M-Pesa is a great way for the unbanked to get access to banking services. These people were forced to carry cash on themselves, sometimes great amounts of it, which makes them hugely vulnerable to thieves. Mobile banking is a great thing for these people and I hope it improves over time.
I could use an M-Pesa here in the U.S. too. I’d like to finally be able to stop carrying cash on myself or having to get it from an ATM. There are better ways.
Well, mobile payments are convenient, but we shouldn’t forget that they come at a cost and I wish you had said a word or two about that. For all its faults, using cash is still free of fees.

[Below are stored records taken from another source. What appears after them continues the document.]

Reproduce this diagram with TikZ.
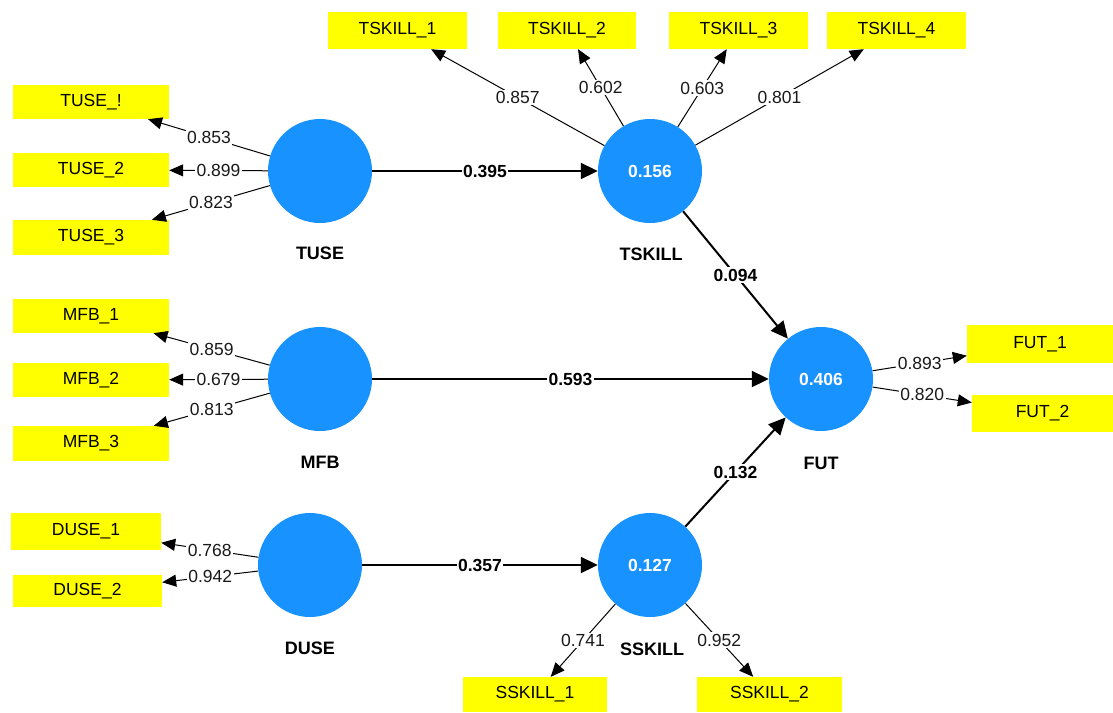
\documentclass[tikz,border=0pt]{standalone}
\usepackage{fontspec}
\setmainfont{Liberation Sans}
\usetikzlibrary{arrows.meta}
\definecolor{lvblue}{RGB}{24,146,255}
\definecolor{mvyellow}{RGB}{255,255,0}
\tikzset{
  latent/.style={circle,fill=lvblue,minimum size=104pt,inner sep=0pt,
    text=white,font=\fontsize{17.5}{20}\selectfont\bfseries},
  lvname/.style={font=\fontsize{18}{20}\selectfont\bfseries,text=black},
  indicator/.style={rectangle,fill=mvyellow,inner sep=0pt,
    font=\fontsize{17.5}{20}\selectfont,text=black},
  meas/.style={line width=1pt,-{Triangle[length=14pt,width=12pt]}},
  struct/.style={line width=2pt,-{Triangle[length=17pt,width=16pt]}},
  wlab/.style={fill=white,inner sep=1.5pt,font=\fontsize{17.5}{20}\selectfont,text=black!90},
  plab/.style={fill=white,inner sep=1.5pt,font=\fontsize{17.5}{20}\selectfont\bfseries,text=black}
}
\begin{document}
\begin{tikzpicture}[x=1pt,y=-1pt]
\useasboundingbox (0,0) rectangle (1113,712);

% latent variables
\node[latent] (tuse)   at (320,171) {};
\node[latent] (mfb)    at (320,379) {};
\node[latent] (duse)   at (310,565) {};
\node[latent] (tskill) at (650,171) {0.156};
\node[latent] (fut)    at (821,379) {0.406};
\node[latent] (sskill) at (650,565) {0.127};

\node[lvname] (tuse-n)   at (320,253) {TUSE};
\node[lvname] (mfb-n)    at (320,462) {MFB};
\node[lvname] (duse-n)   at (310,648) {DUSE};
\node[lvname] (tskill-n) at (651,254) {TSKILL};
\node[lvname] (fut-n)    at (821,463) {FUT};
\node[lvname] (sskill-n) at (652,649) {SSKILL};

% indicators
\node[indicator,minimum width=156pt,minimum height=34pt] (tuse1) at (91,102)   {TUSE\_!};
\node[indicator,minimum width=156pt,minimum height=34pt] (tuse2) at (91,170)   {TUSE\_2};
\node[indicator,minimum width=156pt,minimum height=35pt] (tuse3) at (91,237.5) {TUSE\_3};

\node[indicator,minimum width=156pt,minimum height=34pt] (mfb1) at (91,316)   {MFB\_1};
\node[indicator,minimum width=156pt,minimum height=34pt] (mfb2) at (91,380)   {MFB\_2};
\node[indicator,minimum width=156pt,minimum height=35pt] (mfb3) at (91,443.5) {MFB\_3};

\node[indicator,minimum width=150pt,minimum height=37pt] (duse1) at (86,531.5)  {DUSE\_1};
\node[indicator,minimum width=149pt,minimum height=32pt] (duse2) at (87.5,591) {DUSE\_2};

\node[indicator,minimum width=139pt,minimum height=37pt] (tskill1) at (397.5,30.5) {TSKILL\_1};
\node[indicator,minimum width=138pt,minimum height=37pt] (tskill2) at (567,30.5)   {TSKILL\_2};
\node[indicator,minimum width=139pt,minimum height=37pt] (tskill3) at (738.5,30.5) {TSKILL\_3};
\node[indicator,minimum width=139pt,minimum height=37pt] (tskill4) at (896.5,30.5) {TSKILL\_4};

\node[indicator,minimum width=146pt,minimum height=38pt] (fut1) at (1040,344)   {FUT\_1};
\node[indicator,minimum width=141pt,minimum height=37pt] (fut2) at (1042.5,413.5) {FUT\_2};

\node[indicator,minimum width=144pt,minimum height=35pt] (sskill1) at (535,694.5) {SSKILL\_1};
\node[indicator,minimum width=145pt,minimum height=35pt] (sskill2) at (769.5,694.5) {SSKILL\_2};

% outer loadings
\draw[meas] (tuse) -- node[wlab]{0.853} (tuse1);
\draw[meas] (tuse) -- node[wlab]{0.899} (tuse2);
\draw[meas] (tuse) -- node[wlab]{0.823} (tuse3);

\draw[meas] (mfb) -- node[wlab]{0.859} (mfb1);
\draw[meas] (mfb) -- node[wlab]{0.679} (mfb2);
\draw[meas] (mfb) -- node[wlab]{0.813} (mfb3);

\draw[meas] (duse) -- node[wlab]{0.768} (duse1);
\draw[meas] (duse) -- node[wlab]{0.942} (duse2);

\draw[meas] (tskill) -- node[wlab]{0.857} (tskill1);
\draw[meas] (tskill) -- node[wlab]{0.602} (tskill2);
\draw[meas] (tskill) -- node[wlab]{0.603} (tskill3);
\draw[meas] (tskill) -- node[wlab]{0.801} (tskill4);

\draw[meas] (fut) -- node[wlab]{0.893} (fut1);
\draw[meas] (fut) -- node[wlab]{0.820} (fut2);

\draw[meas] (sskill) -- node[wlab]{0.741} (sskill1);
\draw[meas] (sskill) -- node[wlab]{0.952} (sskill2);

% path coefficients
\draw[struct] (tuse) -- node[plab]{0.395} (tskill);
\draw[struct] (mfb) -- node[plab]{0.593} (fut);
\draw[struct] (duse) -- node[plab]{0.357} (sskill);
\draw[struct] (tskill) -- node[plab]{0.094} (fut);
\draw[struct] (sskill) -- node[plab]{0.132} (fut);
\end{tikzpicture}
\end{document}
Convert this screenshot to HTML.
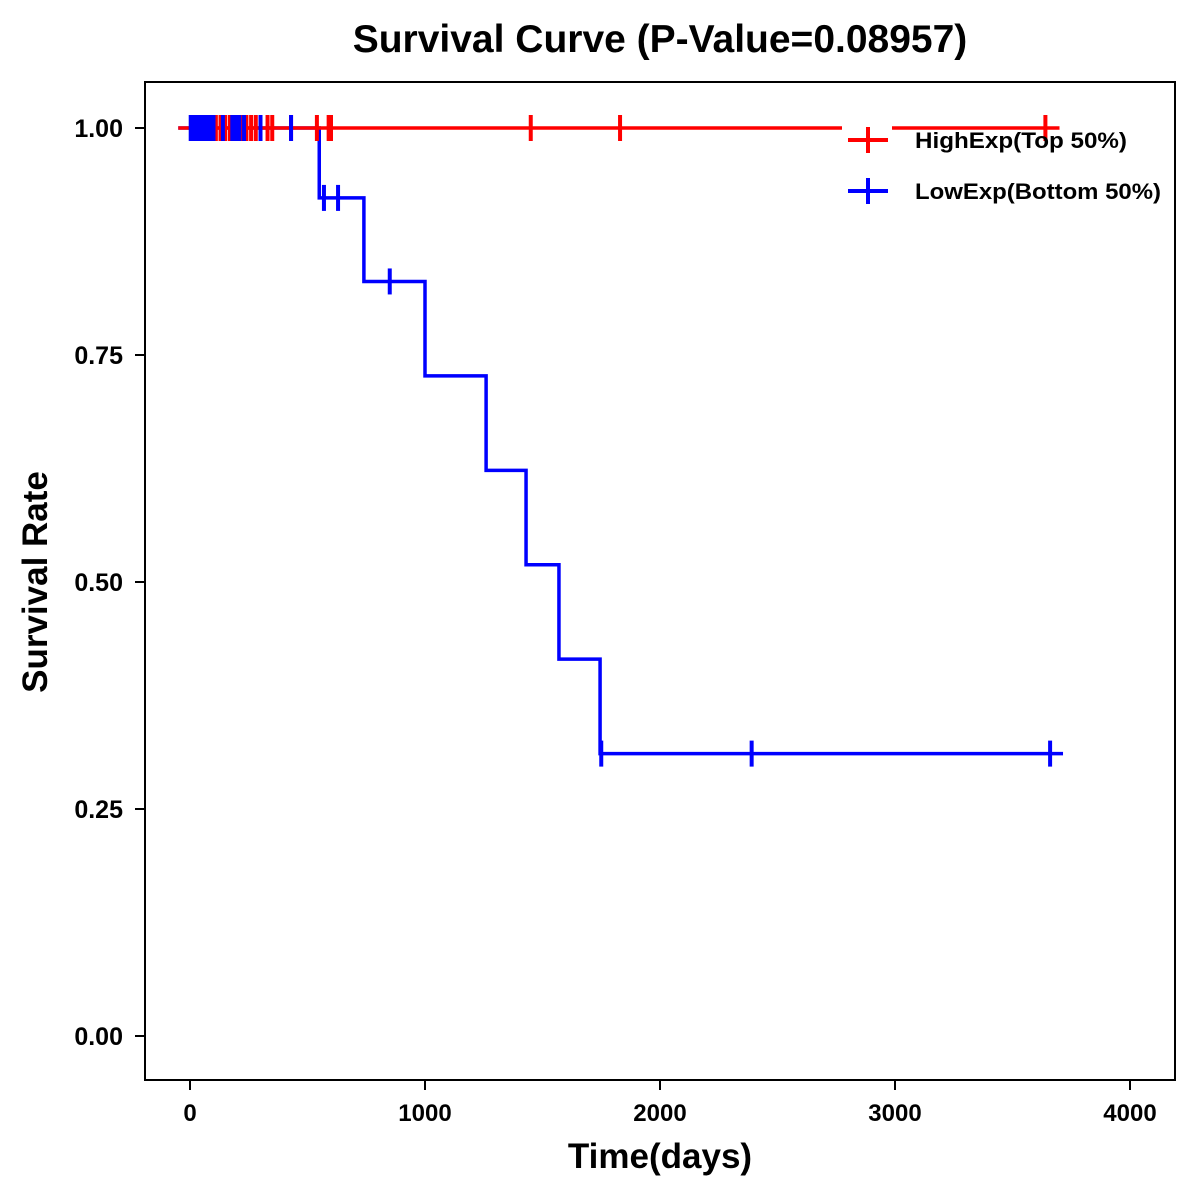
<!DOCTYPE html>
<html><head><meta charset="utf-8"><style>
body{margin:0;background:#fff}
svg{display:block;font-family:"Liberation Sans",Arial,sans-serif;font-weight:bold}
</style></head><body>
<svg id="chart" width="1200" height="1200">
<text x="660" y="52" text-anchor="middle" font-size="39">Survival Curve (P-Value=0.08957)</text>
<rect x="145" y="82" width="1030" height="998" fill="none" stroke="#000" stroke-width="2"/>
<g id="axes"></g>
<g id="series"></g>
<text x="660" y="1168" text-anchor="middle" font-size="35">Time(days)</text>
<text transform="translate(47,582) rotate(-90)" text-anchor="middle" font-size="35">Survival Rate</text>
<rect x="842" y="108" width="50" height="105" fill="#fff"/>
<g>
<line x1="848" y1="140" x2="888" y2="140" stroke="#f00" stroke-width="4"/>
<line x1="868" y1="127" x2="868" y2="153" stroke="#f00" stroke-width="4"/>
<text x="915" y="148" font-size="22" textLength="212" lengthAdjust="spacingAndGlyphs">HighExp(Top 50%)</text></g>
<g>
<line x1="848" y1="191" x2="888" y2="191" stroke="#00f" stroke-width="4"/>
<line x1="868" y1="178" x2="868" y2="204" stroke="#00f" stroke-width="4"/>
<text x="915" y="199" font-size="22" textLength="246" lengthAdjust="spacingAndGlyphs">LowExp(Bottom 50%)</text></g>
</svg>
<script>
const xTicks=[0,1000,2000,3000,4000];
const yTicks=[0,0.25,0.5,0.75,1];
const yTickLabels=["0.00","0.25","0.50","0.75","1.00"];
const highTimes=[-50,3700];
const highSurv=[1,1];
const highCensor=[5,15,25,35,50,60,75,95,110,130,150,170,200,220,240,260,280,300,330,350,430,540,590,600,1450,1830,3640];
const lowTimes=[-50,550,740,1000,1260,1430,1570,1745,3715];
const lowSurv=[1,0.923,0.831,0.727,0.623,0.519,0.415,0.311,0.311];
const lowCensor=[3,10,20,30,40,55,70,85,100,140,180,190,200,210,230,300,430,570,630,850,1750,2390,3660];
const lowCensorSurv=[1,1,1,1,1,1,1,1,1,1,1,1,1,1,1,1,1,0.923,0.923,0.831,0.311,0.311,0.311];
const X=t=>190+t*0.235, Y=s=>1036-s*908;
const NS="http://www.w3.org/2000/svg";
function mk(tag,attrs,parent){const e=document.createElementNS(NS,tag);for(const k in attrs)e.setAttribute(k,attrs[k]);parent.appendChild(e);return e;}
const ax=document.getElementById('axes'), se=document.getElementById('series');
xTicks.forEach(t=>{
 const l=mk('line',{x1:X(t),x2:X(t),y1:1080,y2:1090,stroke:'#000','stroke-width':2},ax);
 
 
 const tx=mk('text',{x:X(t),y:1121,'text-anchor':'middle','font-size':24},ax);tx.textContent=t;
 
 
});
yTicks.forEach((v,i)=>{
 const l=mk('line',{x1:135,x2:145,y1:Y(v),y2:Y(v),stroke:'#000','stroke-width':2},ax);
 
 
 const tx=mk('text',{x:123,y:Y(v)+9,'text-anchor':'end','font-size':25},ax);tx.textContent=yTickLabels[i];
 
 
});
function step(times,surv,color,name){
 let d='M'+X(times[0])+','+Y(surv[0]);
 for(let i=1;i<times.length;i++){d+=' H'+X(times[i])+' V'+Y(surv[i]);}
 const p=mk('path',{d:d,fill:'none',stroke:color,'stroke-width':3.5},se);
 
 
}
function censor(ts,ss,color,name){
 ts.forEach((t,i)=>{
  const c=mk('line',{x1:X(t),x2:X(t),y1:Y(ss[i])-13,y2:Y(ss[i])+13,stroke:color,'stroke-width':4},se);
  
  
 });
}
step(lowTimes,lowSurv,'#00f','low-exp-curve');
step(highTimes,highSurv,'#f00','high-exp-curve');
censor(highCensor,highCensor.map(()=>1),'#f00','high-censor-mark');
censor(lowCensor,lowCensorSurv,'#00f','low-censor-mark');
</script>
</body></html>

Africa is ahead of the U.S. in mobile payments and we should be borrowing a page or two of their playbook. If they can do it with the limited resources that they have, so should we.
What M-Pesa is doing is incredibly simple to accomplish because pretty much everyone already has a mobile phone, even in Africa. They are not trying to do anything fancy, which is the issue with the various mobile wallets here in the U.S. Providers should just keep it simple and people will like it.
Isn’t it funny that the Visas and MasterCards of the world will be going to Africa and replicating something that has been working pretty well for years and telling everyone that they will be doing it better? I mean, they haven’t done anything like it anywhere. I think it would be great if M-Pesa had the money it needs to expand.
Are we to assume that most people in underdeveloped countries has such access to mobile devices? I understand the value of securing people from theft but the true question is will this cater to the elite in these underdeveloped countries who are aware of it’s use?
— Very Interesting blog and viewpoint.